• _WHAT YOU WILL DO_
Reproduce the lines below exactly, from the one containing "Generate a component" through the one containing "import * as", both included. Leave out any pictures.

• _RECORDED DATA_
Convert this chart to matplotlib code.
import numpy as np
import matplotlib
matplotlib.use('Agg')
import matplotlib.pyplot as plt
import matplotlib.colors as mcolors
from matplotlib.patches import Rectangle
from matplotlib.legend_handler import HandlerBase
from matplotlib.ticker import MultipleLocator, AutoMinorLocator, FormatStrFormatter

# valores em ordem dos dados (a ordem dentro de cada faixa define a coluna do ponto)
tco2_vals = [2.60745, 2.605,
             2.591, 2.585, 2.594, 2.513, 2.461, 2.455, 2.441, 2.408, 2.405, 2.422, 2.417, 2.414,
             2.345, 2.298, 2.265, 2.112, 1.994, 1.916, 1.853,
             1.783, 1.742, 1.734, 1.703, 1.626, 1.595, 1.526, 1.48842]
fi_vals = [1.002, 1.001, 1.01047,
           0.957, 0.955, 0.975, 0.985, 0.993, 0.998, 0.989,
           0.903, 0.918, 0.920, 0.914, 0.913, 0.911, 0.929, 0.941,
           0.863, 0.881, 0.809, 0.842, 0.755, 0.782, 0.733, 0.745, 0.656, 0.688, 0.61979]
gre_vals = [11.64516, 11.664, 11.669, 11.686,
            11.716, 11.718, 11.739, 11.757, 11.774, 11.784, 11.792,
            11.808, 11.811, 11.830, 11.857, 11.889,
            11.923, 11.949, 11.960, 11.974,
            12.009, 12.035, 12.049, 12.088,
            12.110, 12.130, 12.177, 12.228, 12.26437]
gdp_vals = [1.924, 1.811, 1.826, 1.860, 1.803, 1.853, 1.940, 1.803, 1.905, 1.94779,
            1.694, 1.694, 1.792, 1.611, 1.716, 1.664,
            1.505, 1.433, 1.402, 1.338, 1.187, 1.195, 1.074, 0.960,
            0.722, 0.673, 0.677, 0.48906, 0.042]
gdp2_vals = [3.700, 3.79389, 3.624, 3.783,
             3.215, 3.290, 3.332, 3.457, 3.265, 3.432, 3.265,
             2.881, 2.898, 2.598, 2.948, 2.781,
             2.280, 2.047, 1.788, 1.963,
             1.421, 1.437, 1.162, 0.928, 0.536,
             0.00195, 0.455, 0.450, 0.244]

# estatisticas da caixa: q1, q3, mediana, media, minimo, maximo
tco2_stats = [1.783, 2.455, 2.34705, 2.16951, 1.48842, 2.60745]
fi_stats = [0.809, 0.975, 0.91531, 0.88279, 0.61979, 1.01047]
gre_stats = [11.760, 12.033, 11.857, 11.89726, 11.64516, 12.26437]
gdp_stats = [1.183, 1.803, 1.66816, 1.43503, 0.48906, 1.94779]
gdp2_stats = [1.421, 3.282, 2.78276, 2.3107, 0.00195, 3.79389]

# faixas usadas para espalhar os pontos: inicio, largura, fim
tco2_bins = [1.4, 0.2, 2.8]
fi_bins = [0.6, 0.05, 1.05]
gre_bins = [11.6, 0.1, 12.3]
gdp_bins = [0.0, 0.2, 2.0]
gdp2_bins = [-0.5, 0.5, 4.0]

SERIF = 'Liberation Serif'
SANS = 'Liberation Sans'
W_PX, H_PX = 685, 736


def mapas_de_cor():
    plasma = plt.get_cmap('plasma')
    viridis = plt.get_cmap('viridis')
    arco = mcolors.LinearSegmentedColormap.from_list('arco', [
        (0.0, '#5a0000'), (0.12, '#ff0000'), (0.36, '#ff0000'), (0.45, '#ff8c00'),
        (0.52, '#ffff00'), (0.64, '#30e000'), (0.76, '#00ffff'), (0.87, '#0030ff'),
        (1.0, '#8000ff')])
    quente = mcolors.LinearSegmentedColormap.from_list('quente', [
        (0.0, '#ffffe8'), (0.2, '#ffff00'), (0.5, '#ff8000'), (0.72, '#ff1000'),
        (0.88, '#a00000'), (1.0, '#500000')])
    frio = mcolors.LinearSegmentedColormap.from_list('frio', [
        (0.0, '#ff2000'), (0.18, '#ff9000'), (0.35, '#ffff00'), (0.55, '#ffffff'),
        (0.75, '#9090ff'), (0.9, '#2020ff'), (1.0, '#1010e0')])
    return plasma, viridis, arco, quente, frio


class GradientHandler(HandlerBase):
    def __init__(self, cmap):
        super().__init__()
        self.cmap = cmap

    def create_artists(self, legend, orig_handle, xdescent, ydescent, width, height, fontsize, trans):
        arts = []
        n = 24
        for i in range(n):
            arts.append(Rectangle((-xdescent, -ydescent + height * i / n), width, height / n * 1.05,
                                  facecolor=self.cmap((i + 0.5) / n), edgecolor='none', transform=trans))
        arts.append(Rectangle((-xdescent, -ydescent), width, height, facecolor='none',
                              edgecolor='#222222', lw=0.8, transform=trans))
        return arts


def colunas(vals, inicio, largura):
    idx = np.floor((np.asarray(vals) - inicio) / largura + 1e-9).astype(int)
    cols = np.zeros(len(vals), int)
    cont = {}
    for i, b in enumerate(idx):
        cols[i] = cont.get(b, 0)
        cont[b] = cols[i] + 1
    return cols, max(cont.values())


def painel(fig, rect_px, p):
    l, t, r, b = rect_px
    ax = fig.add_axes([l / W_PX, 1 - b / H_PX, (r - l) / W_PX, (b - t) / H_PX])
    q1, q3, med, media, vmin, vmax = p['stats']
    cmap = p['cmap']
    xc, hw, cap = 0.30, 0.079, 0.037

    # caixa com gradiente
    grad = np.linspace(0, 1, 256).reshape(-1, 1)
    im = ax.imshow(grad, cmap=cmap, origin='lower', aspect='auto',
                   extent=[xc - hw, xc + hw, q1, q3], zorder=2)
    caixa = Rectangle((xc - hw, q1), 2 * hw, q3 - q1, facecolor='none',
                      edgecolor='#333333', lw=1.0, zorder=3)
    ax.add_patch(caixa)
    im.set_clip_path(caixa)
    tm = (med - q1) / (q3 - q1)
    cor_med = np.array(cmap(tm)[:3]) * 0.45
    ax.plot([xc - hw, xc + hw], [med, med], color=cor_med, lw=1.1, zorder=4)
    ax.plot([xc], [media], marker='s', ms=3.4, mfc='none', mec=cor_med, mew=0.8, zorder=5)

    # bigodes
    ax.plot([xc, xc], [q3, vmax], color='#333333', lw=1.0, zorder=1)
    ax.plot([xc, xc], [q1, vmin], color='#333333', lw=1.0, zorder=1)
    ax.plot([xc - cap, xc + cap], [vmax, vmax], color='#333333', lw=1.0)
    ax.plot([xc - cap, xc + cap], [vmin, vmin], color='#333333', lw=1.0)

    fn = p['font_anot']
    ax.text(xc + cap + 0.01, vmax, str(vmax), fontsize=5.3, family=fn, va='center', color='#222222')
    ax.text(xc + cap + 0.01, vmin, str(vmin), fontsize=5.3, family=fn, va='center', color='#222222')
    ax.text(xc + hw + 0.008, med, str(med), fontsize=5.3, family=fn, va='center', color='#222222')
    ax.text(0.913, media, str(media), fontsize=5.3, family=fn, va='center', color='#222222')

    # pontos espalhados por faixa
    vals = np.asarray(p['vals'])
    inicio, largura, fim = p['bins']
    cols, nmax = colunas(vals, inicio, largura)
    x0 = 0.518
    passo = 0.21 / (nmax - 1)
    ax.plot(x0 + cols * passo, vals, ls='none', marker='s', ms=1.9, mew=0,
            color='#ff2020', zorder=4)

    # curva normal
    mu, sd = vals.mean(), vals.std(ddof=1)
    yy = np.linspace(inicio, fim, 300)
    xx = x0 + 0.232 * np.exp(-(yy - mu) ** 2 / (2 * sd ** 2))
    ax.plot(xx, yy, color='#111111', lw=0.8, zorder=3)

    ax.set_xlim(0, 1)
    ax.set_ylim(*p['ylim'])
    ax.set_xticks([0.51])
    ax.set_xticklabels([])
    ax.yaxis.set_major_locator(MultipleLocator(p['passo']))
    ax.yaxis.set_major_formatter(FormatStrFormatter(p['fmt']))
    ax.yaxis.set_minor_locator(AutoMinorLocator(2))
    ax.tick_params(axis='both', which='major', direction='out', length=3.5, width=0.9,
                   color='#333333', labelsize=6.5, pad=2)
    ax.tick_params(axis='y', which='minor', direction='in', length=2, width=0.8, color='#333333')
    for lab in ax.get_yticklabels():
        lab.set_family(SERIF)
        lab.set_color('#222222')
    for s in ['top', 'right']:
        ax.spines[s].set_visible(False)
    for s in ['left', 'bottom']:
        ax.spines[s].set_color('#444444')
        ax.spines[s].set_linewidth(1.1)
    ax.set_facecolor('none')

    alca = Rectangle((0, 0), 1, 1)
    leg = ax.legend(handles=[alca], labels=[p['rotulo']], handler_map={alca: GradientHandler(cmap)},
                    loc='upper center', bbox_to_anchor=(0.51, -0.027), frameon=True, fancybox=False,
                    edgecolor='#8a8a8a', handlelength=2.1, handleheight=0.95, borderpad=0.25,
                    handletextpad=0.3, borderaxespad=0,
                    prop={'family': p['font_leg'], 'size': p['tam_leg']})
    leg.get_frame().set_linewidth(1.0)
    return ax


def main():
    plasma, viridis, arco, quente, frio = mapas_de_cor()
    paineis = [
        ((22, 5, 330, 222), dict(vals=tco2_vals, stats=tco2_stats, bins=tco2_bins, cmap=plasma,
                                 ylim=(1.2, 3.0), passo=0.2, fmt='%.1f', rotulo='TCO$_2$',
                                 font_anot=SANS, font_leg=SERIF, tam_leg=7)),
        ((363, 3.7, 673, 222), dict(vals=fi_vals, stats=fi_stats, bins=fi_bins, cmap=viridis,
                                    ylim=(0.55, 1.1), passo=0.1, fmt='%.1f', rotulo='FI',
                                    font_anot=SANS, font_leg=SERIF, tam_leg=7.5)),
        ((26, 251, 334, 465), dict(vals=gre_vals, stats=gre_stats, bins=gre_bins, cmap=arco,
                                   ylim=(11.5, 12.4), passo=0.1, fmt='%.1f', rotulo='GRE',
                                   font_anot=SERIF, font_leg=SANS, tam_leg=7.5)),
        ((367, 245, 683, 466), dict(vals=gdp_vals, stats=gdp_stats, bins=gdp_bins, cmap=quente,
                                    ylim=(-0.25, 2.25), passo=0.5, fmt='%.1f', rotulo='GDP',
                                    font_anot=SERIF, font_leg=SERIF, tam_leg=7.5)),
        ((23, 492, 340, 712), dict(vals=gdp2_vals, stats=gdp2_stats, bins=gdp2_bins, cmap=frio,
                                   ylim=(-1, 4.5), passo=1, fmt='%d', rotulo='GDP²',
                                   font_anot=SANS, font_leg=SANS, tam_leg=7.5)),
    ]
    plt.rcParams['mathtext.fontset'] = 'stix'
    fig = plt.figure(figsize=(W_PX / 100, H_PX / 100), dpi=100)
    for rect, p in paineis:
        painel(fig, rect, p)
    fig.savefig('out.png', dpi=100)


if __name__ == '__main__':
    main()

---

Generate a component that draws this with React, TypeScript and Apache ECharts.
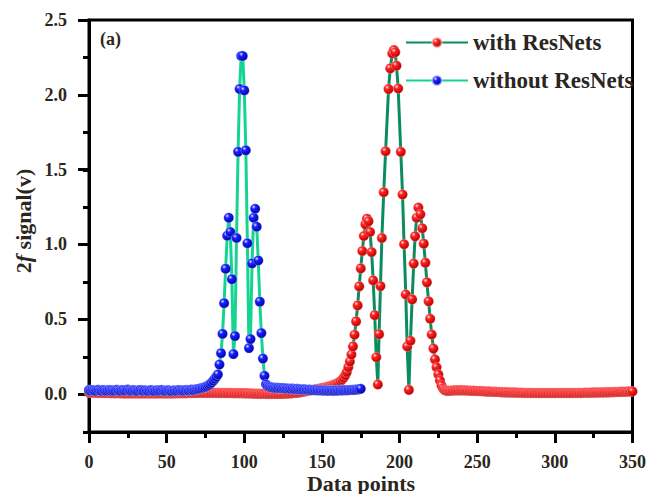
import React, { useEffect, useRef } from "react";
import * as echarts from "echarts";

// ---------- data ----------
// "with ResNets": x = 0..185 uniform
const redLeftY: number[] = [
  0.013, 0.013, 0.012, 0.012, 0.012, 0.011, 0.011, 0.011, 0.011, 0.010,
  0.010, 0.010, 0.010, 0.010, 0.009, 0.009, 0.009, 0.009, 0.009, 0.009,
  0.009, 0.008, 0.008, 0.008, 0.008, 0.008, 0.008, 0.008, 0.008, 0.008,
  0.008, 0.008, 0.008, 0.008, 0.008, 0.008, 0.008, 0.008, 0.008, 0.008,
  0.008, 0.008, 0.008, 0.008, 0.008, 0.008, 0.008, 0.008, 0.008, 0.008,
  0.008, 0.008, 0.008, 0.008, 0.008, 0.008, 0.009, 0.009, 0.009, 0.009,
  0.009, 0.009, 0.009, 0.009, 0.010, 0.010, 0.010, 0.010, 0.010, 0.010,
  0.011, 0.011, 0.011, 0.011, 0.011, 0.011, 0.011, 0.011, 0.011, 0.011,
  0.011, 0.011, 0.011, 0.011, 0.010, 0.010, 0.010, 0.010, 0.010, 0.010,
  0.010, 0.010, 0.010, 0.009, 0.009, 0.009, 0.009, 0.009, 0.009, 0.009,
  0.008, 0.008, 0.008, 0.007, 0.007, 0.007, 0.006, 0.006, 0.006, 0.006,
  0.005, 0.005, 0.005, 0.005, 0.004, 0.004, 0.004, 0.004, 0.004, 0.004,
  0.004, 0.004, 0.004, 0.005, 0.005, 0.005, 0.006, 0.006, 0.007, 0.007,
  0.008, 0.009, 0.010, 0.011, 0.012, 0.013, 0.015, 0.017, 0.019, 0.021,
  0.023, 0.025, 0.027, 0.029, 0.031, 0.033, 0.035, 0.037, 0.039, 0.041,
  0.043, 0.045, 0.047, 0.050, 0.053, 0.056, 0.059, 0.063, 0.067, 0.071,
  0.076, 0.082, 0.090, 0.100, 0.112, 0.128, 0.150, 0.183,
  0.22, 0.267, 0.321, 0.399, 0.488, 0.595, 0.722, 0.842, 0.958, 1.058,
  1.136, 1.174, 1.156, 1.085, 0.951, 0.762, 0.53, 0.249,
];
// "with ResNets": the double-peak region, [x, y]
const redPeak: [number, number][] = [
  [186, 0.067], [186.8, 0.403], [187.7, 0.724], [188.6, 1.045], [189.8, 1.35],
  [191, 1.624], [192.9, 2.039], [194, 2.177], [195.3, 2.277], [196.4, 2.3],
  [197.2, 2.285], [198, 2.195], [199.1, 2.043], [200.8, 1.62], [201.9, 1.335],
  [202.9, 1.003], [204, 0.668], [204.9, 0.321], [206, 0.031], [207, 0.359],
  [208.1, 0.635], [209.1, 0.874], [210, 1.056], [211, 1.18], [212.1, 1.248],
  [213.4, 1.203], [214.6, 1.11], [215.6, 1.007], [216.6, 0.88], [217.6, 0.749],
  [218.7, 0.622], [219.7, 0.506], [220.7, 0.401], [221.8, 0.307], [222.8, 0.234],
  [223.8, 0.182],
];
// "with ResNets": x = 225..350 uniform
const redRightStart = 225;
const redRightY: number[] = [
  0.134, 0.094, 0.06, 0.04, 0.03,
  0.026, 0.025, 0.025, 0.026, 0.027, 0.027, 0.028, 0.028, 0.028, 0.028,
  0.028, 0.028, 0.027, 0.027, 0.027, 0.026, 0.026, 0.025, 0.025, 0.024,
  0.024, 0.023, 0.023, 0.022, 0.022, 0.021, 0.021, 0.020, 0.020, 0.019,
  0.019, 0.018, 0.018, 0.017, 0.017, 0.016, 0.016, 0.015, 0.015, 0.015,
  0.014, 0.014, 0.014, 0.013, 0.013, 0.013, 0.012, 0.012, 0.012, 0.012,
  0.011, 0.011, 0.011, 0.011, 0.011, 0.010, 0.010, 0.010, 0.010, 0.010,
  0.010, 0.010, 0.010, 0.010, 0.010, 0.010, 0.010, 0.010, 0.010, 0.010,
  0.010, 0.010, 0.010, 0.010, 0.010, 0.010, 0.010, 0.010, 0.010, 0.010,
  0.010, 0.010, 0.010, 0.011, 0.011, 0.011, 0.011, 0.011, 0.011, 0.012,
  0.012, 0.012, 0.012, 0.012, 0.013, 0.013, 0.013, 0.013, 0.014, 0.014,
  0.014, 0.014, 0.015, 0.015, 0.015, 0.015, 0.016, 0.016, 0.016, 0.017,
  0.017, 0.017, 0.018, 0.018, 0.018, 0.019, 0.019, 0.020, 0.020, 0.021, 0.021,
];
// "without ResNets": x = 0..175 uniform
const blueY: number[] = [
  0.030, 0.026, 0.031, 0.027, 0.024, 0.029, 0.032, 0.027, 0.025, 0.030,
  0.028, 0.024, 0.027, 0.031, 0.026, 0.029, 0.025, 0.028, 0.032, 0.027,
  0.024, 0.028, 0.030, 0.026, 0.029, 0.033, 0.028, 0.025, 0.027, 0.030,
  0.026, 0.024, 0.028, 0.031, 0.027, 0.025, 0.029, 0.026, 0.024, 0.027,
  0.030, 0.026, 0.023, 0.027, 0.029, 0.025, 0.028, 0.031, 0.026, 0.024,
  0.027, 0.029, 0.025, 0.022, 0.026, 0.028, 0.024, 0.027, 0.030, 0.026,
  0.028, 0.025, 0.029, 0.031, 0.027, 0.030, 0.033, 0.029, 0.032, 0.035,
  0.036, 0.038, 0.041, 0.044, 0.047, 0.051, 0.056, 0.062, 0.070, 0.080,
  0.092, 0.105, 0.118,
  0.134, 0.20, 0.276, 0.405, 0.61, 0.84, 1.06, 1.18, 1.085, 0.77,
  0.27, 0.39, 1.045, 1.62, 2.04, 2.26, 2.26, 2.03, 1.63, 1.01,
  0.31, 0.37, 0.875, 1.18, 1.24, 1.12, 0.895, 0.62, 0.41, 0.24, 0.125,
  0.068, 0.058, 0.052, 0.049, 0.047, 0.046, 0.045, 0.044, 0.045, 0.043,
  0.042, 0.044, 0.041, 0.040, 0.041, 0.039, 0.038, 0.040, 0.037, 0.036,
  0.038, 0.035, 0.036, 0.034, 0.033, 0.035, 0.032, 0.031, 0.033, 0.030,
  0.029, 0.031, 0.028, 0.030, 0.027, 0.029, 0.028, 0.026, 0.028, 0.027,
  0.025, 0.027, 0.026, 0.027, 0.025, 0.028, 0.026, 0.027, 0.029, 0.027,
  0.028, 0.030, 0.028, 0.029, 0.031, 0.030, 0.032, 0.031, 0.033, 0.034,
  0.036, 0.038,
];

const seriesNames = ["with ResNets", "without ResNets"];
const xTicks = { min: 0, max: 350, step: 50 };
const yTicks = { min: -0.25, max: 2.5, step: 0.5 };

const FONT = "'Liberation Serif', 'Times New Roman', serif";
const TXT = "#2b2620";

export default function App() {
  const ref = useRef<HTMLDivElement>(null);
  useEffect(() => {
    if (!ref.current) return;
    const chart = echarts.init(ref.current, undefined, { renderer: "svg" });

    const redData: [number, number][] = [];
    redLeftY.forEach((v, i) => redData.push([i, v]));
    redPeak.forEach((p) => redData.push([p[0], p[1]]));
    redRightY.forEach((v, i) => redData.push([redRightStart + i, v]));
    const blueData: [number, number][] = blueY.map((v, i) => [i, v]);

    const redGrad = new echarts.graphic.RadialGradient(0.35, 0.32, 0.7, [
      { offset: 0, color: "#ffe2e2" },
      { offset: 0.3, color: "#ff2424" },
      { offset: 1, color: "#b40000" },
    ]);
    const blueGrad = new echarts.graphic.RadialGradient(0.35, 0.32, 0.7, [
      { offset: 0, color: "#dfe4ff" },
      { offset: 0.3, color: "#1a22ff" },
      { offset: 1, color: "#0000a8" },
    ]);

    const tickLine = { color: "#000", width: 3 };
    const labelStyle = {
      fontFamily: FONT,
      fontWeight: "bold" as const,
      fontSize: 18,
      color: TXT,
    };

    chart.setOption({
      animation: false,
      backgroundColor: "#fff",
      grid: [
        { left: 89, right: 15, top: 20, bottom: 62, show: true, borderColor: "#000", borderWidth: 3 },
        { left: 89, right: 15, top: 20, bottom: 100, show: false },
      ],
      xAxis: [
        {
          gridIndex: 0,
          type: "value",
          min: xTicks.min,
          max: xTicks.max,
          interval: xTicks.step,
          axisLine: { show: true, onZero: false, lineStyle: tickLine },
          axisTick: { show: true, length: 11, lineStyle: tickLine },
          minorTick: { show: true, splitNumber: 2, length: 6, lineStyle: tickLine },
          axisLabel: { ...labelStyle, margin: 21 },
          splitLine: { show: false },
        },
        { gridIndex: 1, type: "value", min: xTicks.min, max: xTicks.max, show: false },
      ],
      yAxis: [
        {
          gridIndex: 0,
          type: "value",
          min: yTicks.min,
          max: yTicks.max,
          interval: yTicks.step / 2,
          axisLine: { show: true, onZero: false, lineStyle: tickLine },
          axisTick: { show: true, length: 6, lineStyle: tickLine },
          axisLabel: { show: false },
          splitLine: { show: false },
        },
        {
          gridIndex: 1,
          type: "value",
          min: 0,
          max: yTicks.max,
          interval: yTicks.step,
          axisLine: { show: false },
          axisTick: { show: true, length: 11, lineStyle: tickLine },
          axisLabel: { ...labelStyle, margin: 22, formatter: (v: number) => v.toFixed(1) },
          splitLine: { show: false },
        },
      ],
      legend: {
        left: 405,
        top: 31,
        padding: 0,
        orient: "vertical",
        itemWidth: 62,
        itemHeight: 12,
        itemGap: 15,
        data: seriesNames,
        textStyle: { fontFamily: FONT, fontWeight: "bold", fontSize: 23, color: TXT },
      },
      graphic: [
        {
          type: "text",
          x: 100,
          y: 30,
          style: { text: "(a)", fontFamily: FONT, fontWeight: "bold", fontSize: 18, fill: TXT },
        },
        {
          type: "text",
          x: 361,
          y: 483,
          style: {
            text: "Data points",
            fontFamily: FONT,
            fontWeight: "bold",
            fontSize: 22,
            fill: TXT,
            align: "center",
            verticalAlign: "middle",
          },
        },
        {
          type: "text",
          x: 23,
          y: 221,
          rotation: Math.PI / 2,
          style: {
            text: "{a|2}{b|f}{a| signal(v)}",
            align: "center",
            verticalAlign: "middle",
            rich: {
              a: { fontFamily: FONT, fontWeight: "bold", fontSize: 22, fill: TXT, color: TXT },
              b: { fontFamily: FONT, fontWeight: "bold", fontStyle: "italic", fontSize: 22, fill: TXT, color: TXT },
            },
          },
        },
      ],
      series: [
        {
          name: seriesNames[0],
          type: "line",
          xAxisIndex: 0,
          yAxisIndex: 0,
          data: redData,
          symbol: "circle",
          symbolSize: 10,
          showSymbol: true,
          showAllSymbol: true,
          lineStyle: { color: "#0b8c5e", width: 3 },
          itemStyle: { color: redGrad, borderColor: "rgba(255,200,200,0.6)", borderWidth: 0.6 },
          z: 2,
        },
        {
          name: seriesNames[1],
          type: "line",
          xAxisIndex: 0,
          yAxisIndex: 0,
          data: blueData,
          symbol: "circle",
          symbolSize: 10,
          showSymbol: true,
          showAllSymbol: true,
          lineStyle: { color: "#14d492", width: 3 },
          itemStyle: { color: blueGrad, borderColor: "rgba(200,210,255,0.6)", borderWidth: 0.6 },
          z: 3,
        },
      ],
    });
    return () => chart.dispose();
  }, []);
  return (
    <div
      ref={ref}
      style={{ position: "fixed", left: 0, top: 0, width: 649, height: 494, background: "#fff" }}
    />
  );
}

• _SOLUTION TO THIS TASK_
Generate a component that draws this with React, TypeScript and Apache ECharts.
import React, { useEffect, useRef } from "react";
import * as echarts from "echarts";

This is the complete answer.